[REQUIRED TASK] Skip the pictures and quote all of the lines exactly.

[MATERIAL PROVIDED]
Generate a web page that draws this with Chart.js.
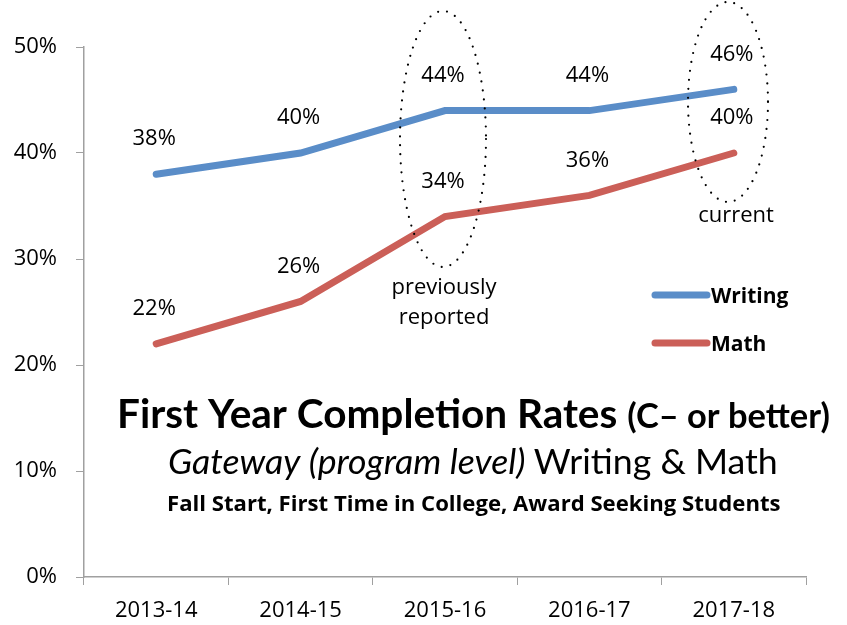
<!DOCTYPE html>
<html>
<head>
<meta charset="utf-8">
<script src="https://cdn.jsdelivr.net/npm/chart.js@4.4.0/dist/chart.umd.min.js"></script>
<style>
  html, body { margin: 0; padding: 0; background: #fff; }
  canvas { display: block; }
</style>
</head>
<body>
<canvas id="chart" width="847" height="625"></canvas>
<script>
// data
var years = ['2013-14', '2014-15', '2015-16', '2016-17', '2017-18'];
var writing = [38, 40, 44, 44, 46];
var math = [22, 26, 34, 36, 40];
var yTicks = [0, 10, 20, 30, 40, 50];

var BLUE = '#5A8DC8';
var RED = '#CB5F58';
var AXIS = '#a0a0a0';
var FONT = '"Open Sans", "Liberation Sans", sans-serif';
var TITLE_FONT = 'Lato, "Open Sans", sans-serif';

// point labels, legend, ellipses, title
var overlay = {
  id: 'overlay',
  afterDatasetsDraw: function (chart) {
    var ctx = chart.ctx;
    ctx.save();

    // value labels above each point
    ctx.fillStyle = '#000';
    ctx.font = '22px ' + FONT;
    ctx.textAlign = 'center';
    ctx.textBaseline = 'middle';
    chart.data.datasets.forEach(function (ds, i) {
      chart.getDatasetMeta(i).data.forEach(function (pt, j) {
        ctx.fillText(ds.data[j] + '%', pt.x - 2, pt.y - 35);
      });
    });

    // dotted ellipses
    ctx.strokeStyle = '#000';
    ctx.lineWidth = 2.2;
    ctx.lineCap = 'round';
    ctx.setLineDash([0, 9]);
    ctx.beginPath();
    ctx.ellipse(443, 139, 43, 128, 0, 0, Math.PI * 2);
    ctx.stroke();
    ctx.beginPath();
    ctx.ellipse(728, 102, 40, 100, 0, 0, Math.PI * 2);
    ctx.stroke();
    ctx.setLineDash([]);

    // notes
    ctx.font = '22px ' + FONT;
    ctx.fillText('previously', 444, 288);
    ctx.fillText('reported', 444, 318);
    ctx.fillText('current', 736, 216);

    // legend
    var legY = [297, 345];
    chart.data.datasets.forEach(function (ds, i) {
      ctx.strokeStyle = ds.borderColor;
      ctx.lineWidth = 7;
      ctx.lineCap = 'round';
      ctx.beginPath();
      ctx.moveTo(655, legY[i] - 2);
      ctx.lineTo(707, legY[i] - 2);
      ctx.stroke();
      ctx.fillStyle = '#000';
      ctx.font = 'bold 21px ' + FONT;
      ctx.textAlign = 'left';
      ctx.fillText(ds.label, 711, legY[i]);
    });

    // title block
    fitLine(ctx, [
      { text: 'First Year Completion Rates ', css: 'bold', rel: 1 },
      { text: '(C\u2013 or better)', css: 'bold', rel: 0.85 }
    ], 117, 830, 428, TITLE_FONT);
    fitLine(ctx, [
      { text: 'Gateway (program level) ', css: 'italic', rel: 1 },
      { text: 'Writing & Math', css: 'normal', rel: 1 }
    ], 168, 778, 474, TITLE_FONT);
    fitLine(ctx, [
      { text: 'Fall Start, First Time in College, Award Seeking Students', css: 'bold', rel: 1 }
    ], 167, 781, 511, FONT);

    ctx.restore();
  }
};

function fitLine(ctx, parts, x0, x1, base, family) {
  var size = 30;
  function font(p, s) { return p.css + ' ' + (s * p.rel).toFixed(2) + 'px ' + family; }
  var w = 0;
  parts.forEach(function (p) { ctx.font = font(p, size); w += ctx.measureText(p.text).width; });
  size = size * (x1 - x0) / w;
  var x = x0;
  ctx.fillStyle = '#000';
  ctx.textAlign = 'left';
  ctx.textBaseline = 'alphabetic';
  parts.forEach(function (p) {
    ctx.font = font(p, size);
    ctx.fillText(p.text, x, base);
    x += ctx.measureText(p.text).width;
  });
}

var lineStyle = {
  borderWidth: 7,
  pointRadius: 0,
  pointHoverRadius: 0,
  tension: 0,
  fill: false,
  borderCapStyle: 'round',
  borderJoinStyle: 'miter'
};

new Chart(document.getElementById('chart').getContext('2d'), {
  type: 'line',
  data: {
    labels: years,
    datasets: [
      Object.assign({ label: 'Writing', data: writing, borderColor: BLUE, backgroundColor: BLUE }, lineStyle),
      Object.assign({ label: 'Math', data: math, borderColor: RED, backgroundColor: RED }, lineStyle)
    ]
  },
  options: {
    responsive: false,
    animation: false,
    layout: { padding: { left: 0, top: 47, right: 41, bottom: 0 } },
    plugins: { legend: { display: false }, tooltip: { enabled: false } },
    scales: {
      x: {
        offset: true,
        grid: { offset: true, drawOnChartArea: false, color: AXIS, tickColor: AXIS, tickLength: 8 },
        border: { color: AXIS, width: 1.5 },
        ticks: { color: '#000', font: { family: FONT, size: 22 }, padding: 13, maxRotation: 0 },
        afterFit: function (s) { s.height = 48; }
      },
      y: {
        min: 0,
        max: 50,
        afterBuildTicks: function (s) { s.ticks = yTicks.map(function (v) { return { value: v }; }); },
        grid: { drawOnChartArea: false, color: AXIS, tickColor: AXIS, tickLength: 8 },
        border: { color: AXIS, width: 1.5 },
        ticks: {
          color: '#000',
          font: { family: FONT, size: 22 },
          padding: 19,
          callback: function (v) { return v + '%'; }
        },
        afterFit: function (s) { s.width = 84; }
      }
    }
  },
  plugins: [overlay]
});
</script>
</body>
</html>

[IN RESPONSE]
Generate a web page that draws this with Chart.js.
<!DOCTYPE html>
<html>
<head>
<meta charset="utf-8">
<script src="https://cdn.jsdelivr.net/npm/chart.js@4.4.0/dist/chart.umd.min.js"></script>
<style>
  html, body { margin: 0; padding: 0; background: #fff; }
  canvas { display: block; }
</style>
</head>
<body>
<canvas id="chart" width="847" height="625"></canvas>
<script>
// data
var years = ['2013-14', '2014-15', '2015-16', '2016-17', '2017-18'];
var writing = [38, 40, 44, 44, 46];
var math = [22, 26, 34, 36, 40];
var yTicks = [0, 10, 20, 30, 40, 50];

var BLUE = '#5A8DC8';
var RED = '#CB5F58';
var AXIS = '#a0a0a0';
var FONT = '"Open Sans", "Liberation Sans", sans-serif';
var TITLE_FONT = 'Lato, "Open Sans", sans-serif';

// point labels, legend, ellipses, title
var overlay = {
  id: 'overlay',
  afterDatasetsDraw: function (chart) {
    var ctx = chart.ctx;
    ctx.save();

    // value labels above each point
    ctx.fillStyle = '#000';
    ctx.font = '22px ' + FONT;
    ctx.textAlign = 'center';
    ctx.textBaseline = 'middle';
    chart.data.datasets.forEach(function (ds, i) {
      chart.getDatasetMeta(i).data.forEach(function (pt, j) {
        ctx.fillText(ds.data[j] + '%', pt.x - 2, pt.y - 35);
      });
    });

    // dotted ellipses
    ctx.strokeStyle = '#000';
    ctx.lineWidth = 2.2;
    ctx.lineCap = 'round';
    ctx.setLineDash([0, 9]);
    ctx.beginPath();
    ctx.ellipse(443, 139, 43, 128, 0, 0, Math.PI * 2);
    ctx.stroke();
    ctx.beginPath();
    ctx.ellipse(728, 102, 40, 100, 0, 0, Math.PI * 2);
    ctx.stroke();
    ctx.setLineDash([]);

    // notes
    ctx.font = '22px ' + FONT;
    ctx.fillText('previously', 444, 288);
    ctx.fillText('reported', 444, 318);
    ctx.fillText('current', 736, 216);

    // legend
    var legY = [297, 345];
    chart.data.datasets.forEach(function (ds, i) {
      ctx.strokeStyle = ds.borderColor;
      ctx.lineWidth = 7;
      ctx.lineCap = 'round';
      ctx.beginPath();
      ctx.moveTo(655, legY[i] - 2);
      ctx.lineTo(707, legY[i] - 2);
      ctx.stroke();
      ctx.fillStyle = '#000';
      ctx.font = 'bold 21px ' + FONT;
      ctx.textAlign = 'left';
      ctx.fillText(ds.label, 711, legY[i]);
    });

    // title block
    fitLine(ctx, [
      { text: 'First Year Completion Rates ', css: 'bold', rel: 1 },
      { text: '(C\u2013 or better)', css: 'bold', rel: 0.85 }
    ], 117, 830, 428, TITLE_FONT);
    fitLine(ctx, [
      { text: 'Gateway (program level) ', css: 'italic', rel: 1 },
      { text: 'Writing & Math', css: 'normal', rel: 1 }
    ], 168, 778, 474, TITLE_FONT);
    fitLine(ctx, [
      { text: 'Fall Start, First Time in College, Award Seeking Students', css: 'bold', rel: 1 }
    ], 167, 781, 511, FONT);

    ctx.restore();
  }
};

function fitLine(ctx, parts, x0, x1, base, family) {
  var size = 30;
  function font(p, s) { return p.css + ' ' + (s * p.rel).toFixed(2) + 'px ' + family; }
  var w = 0;
  parts.forEach(function (p) { ctx.font = font(p, size); w += ctx.measureText(p.text).width; });
  size = size * (x1 - x0) / w;
  var x = x0;
  ctx.fillStyle = '#000';
  ctx.textAlign = 'left';
  ctx.textBaseline = 'alphabetic';
  parts.forEach(function (p) {
    ctx.font = font(p, size);
    ctx.fillText(p.text, x, base);
    x += ctx.measureText(p.text).width;
  });
}

var lineStyle = {
  borderWidth: 7,
  pointRadius: 0,
  pointHoverRadius: 0,
  tension: 0,
  fill: false,
  borderCapStyle: 'round',
  borderJoinStyle: 'miter'
};

new Chart(document.getElementById('chart').getContext('2d'), {
  type: 'line',
  data: {
    labels: years,
    datasets: [
      Object.assign({ label: 'Writing', data: writing, borderColor: BLUE, backgroundColor: BLUE }, lineStyle),
      Object.assign({ label: 'Math', data: math, borderColor: RED, backgroundColor: RED }, lineStyle)
    ]
  },
  options: {
    responsive: false,
    animation: false,
    layout: { padding: { left: 0, top: 47, right: 41, bottom: 0 } },
    plugins: { legend: { display: false }, tooltip: { enabled: false } },
    scales: {
      x: {
        offset: true,
        grid: { offset: true, drawOnChartArea: false, color: AXIS, tickColor: AXIS, tickLength: 8 },
        border: { color: AXIS, width: 1.5 },
        ticks: { color: '#000', font: { family: FONT, size: 22 }, padding: 13, maxRotation: 0 },
        afterFit: function (s) { s.height = 48; }
      },
      y: {
        min: 0,
        max: 50,
        afterBuildTicks: function (s) { s.ticks = yTicks.map(function (v) { return { value: v }; }); },
        grid: { drawOnChartArea: false, color: AXIS, tickColor: AXIS, tickLength: 8 },
        border: { color: AXIS, width: 1.5 },
        ticks: {
          color: '#000',
          font: { family: FONT, size: 22 },
          padding: 19,
          callback: function (v) { return v + '%'; }
        },
        afterFit: function (s) { s.width = 84; }
      }
    }
  },
  plugins: [overlay]
});
</script>
</body>
</html>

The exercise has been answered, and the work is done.